Short task: Without the pictures, write out all the lines below exactly as they appear.
#### Given data
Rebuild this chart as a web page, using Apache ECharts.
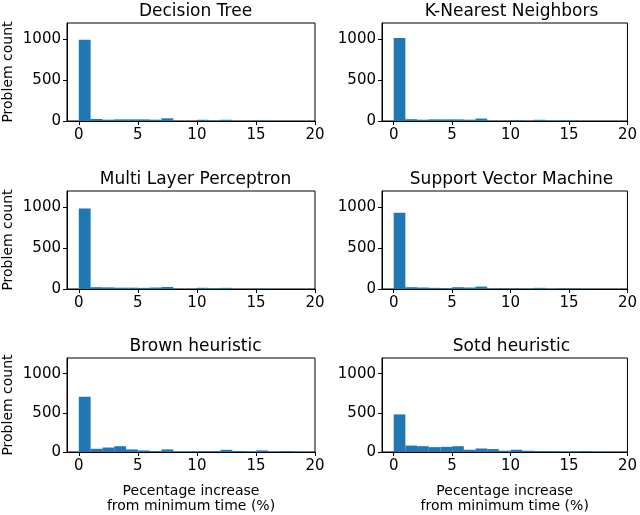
<!DOCTYPE html>
<html>
<head>
<meta charset="utf-8">
<script src="https://cdn.jsdelivr.net/npm/echarts@6/dist/echarts.min.js"></script>
<style>html,body{margin:0;padding:0;background:#fff}#c{width:640px;height:515px}</style>
</head>
<body>
<div id="c"></div>
<script>
const titles = ["Decision Tree", "K-Nearest Neighbors", "Multi Layer Perceptron", "Support Vector Machine", "Brown heuristic", "Sotd heuristic"];
const binStarts = [0,1,2,3,4,5,6,7,8,9,10,11,12,13,14,15,16,17,18,19];
const decisionTree = [995,25,16,20,20,20,16,33,2,2,15,5,15,3,3,5,2,2,2,1];
const kNearest = [1015,22,16,20,20,20,16,30,2,2,10,4,15,3,5,5,1,1,1,1];
const multiLayer = [985,22,20,16,16,14,18,25,2,2,15,8,14,2,2,5,1,1,1,1];
const supportVector = [935,22,18,14,10,22,18,30,5,8,8,3,14,2,8,8,1,1,1,1];
const brown = [705,41,57,74,33,20,12,33,5,5,10,10,28,12,5,20,5,10,5,0];
const sotd = [480,82,74,62,66,74,29,45,37,16,29,16,12,8,5,5,10,5,5,0];
const xTicks = [0,5,10,15,20];
const yTicks = [0,500,1000];
const xLabelText = "Pecentage increase\nfrom minimum time (%)";
const yLabelText = "Problem count";

const allCounts = [decisionTree, kNearest, multiLayer, supportVector, brown, sotd];
const lefts = [66, 382];
const tops = [23, 191, 358];
const W = 249, H = 98;
const font = "DejaVu Sans";

const grids = [], xAxes = [], yAxes = [], series = [], titleOpts = [];
function renderItem(params, api) {
  const x0 = api.value(0), x1 = api.value(1), v = api.value(2);
  const p0 = api.coord([x0, 0]), p1 = api.coord([x1, v]);
  return {type: 'rect', shape: {x: p0[0], y: p1[1], width: p1[0] - p0[0], height: p0[1] - p1[1]}, style: {fill: '#1f77b4'}};
}
allCounts.forEach((counts, i) => {
  const col = i % 2, row = Math.floor(i / 2);
  grids.push({left: lefts[col], top: tops[row], width: W, height: H, show: true, borderColor: '#000', borderWidth: 1, backgroundColor: 'transparent', containLabel: false});
  xAxes.push({
    type: 'value', gridIndex: i, min: -1, max: 20,
    axisLine: {show: true, onZero: false, lineStyle: {color: '#000', width: 1}},
    axisTick: {show: true, length: 4, customValues: xTicks, lineStyle: {color: '#000'}},
    axisLabel: {customValues: xTicks, color: '#000', fontSize: 15, fontFamily: font, margin: 7, formatter: v => String(v)},
    splitLine: {show: false},
    name: row === 2 ? xLabelText : '', nameLocation: 'middle', nameGap: 32,
    nameTextStyle: {color: '#000', fontSize: 14, fontFamily: font, lineHeight: 15, verticalAlign: 'top'}
  });
  yAxes.push({
    type: 'value', gridIndex: i, min: 0, max: 1200,
    axisLine: {show: true, onZero: false, lineStyle: {color: '#000', width: 1}},
    axisTick: {show: true, length: 4, customValues: yTicks, lineStyle: {color: '#000'}},
    axisLabel: {customValues: yTicks, color: '#000', fontSize: 15, fontFamily: font, margin: 6, formatter: v => String(v)},
    splitLine: {show: false},
    name: col === 0 ? yLabelText : '', nameLocation: 'middle', nameGap: 52,
    nameTextStyle: {color: '#000', fontSize: 14, fontFamily: font}
  });
  series.push({
    type: 'custom', xAxisIndex: i, yAxisIndex: i, renderItem: renderItem,
    encode: {x: [0, 1], y: 2},
    data: binStarts.map((b, k) => [b, b + 1, counts[k]]),
    silent: true
  });
  titleOpts.push({
    text: titles[i], left: lefts[col] + W / 2, top: tops[row] - 25, textAlign: 'center',
    textStyle: {color: '#000', fontSize: 17, fontWeight: 'normal', fontFamily: font}
  });
});

const chart = echarts.init(document.getElementById('c'), null, {renderer: 'canvas'});
chart.setOption({
  animation: false,
  title: titleOpts,
  grid: grids, xAxis: xAxes, yAxis: yAxes, series: series
});
</script>
</body>
</html>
########
Result:
Rebuild this chart as a web page, using Apache ECharts.
<!DOCTYPE html>
<html>
<head>
<meta charset="utf-8">
<script src="https://cdn.jsdelivr.net/npm/echarts@6/dist/echarts.min.js"></script>
<style>html,body{margin:0;padding:0;background:#fff}#c{width:640px;height:515px}</style>
</head>
<body>
<div id="c"></div>
<script>
const titles = ["Decision Tree", "K-Nearest Neighbors", "Multi Layer Perceptron", "Support Vector Machine", "Brown heuristic", "Sotd heuristic"];
const binStarts = [0,1,2,3,4,5,6,7,8,9,10,11,12,13,14,15,16,17,18,19];
const decisionTree = [995,25,16,20,20,20,16,33,2,2,15,5,15,3,3,5,2,2,2,1];
const kNearest = [1015,22,16,20,20,20,16,30,2,2,10,4,15,3,5,5,1,1,1,1];
const multiLayer = [985,22,20,16,16,14,18,25,2,2,15,8,14,2,2,5,1,1,1,1];
const supportVector = [935,22,18,14,10,22,18,30,5,8,8,3,14,2,8,8,1,1,1,1];
const brown = [705,41,57,74,33,20,12,33,5,5,10,10,28,12,5,20,5,10,5,0];
const sotd = [480,82,74,62,66,74,29,45,37,16,29,16,12,8,5,5,10,5,5,0];
const xTicks = [0,5,10,15,20];
const yTicks = [0,500,1000];
const xLabelText = "Pecentage increase\nfrom minimum time (%)";
const yLabelText = "Problem count";

const allCounts = [decisionTree, kNearest, multiLayer, supportVector, brown, sotd];
const lefts = [66, 382];
const tops = [23, 191, 358];
const W = 249, H = 98;
const font = "DejaVu Sans";

const grids = [], xAxes = [], yAxes = [], series = [], titleOpts = [];
function renderItem(params, api) {
  const x0 = api.value(0), x1 = api.value(1), v = api.value(2);
  const p0 = api.coord([x0, 0]), p1 = api.coord([x1, v]);
  return {type: 'rect', shape: {x: p0[0], y: p1[1], width: p1[0] - p0[0], height: p0[1] - p1[1]}, style: {fill: '#1f77b4'}};
}
allCounts.forEach((counts, i) => {
  const col = i % 2, row = Math.floor(i / 2);
  grids.push({left: lefts[col], top: tops[row], width: W, height: H, show: true, borderColor: '#000', borderWidth: 1, backgroundColor: 'transparent', containLabel: false});
  xAxes.push({
    type: 'value', gridIndex: i, min: -1, max: 20,
    axisLine: {show: true, onZero: false, lineStyle: {color: '#000', width: 1}},
    axisTick: {show: true, length: 4, customValues: xTicks, lineStyle: {color: '#000'}},
    axisLabel: {customValues: xTicks, color: '#000', fontSize: 15, fontFamily: font, margin: 7, formatter: v => String(v)},
    splitLine: {show: false},
    name: row === 2 ? xLabelText : '', nameLocation: 'middle', nameGap: 32,
    nameTextStyle: {color: '#000', fontSize: 14, fontFamily: font, lineHeight: 15, verticalAlign: 'top'}
  });
  yAxes.push({
    type: 'value', gridIndex: i, min: 0, max: 1200,
    axisLine: {show: true, onZero: false, lineStyle: {color: '#000', width: 1}},
    axisTick: {show: true, length: 4, customValues: yTicks, lineStyle: {color: '#000'}},
    axisLabel: {customValues: yTicks, color: '#000', fontSize: 15, fontFamily: font, margin: 6, formatter: v => String(v)},
    splitLine: {show: false},
    name: col === 0 ? yLabelText : '', nameLocation: 'middle', nameGap: 52,
    nameTextStyle: {color: '#000', fontSize: 14, fontFamily: font}
  });
  series.push({
    type: 'custom', xAxisIndex: i, yAxisIndex: i, renderItem: renderItem,
    encode: {x: [0, 1], y: 2},
    data: binStarts.map((b, k) => [b, b + 1, counts[k]]),
    silent: true
  });
  titleOpts.push({
    text: titles[i], left: lefts[col] + W / 2, top: tops[row] - 25, textAlign: 'center',
    textStyle: {color: '#000', fontSize: 17, fontWeight: 'normal', fontFamily: font}
  });
});

const chart = echarts.init(document.getElementById('c'), null, {renderer: 'canvas'});
chart.setOption({
  animation: false,
  title: titleOpts,
  grid: grids, xAxis: xAxes, yAxis: yAxes, series: series
});
</script>
</body>
</html>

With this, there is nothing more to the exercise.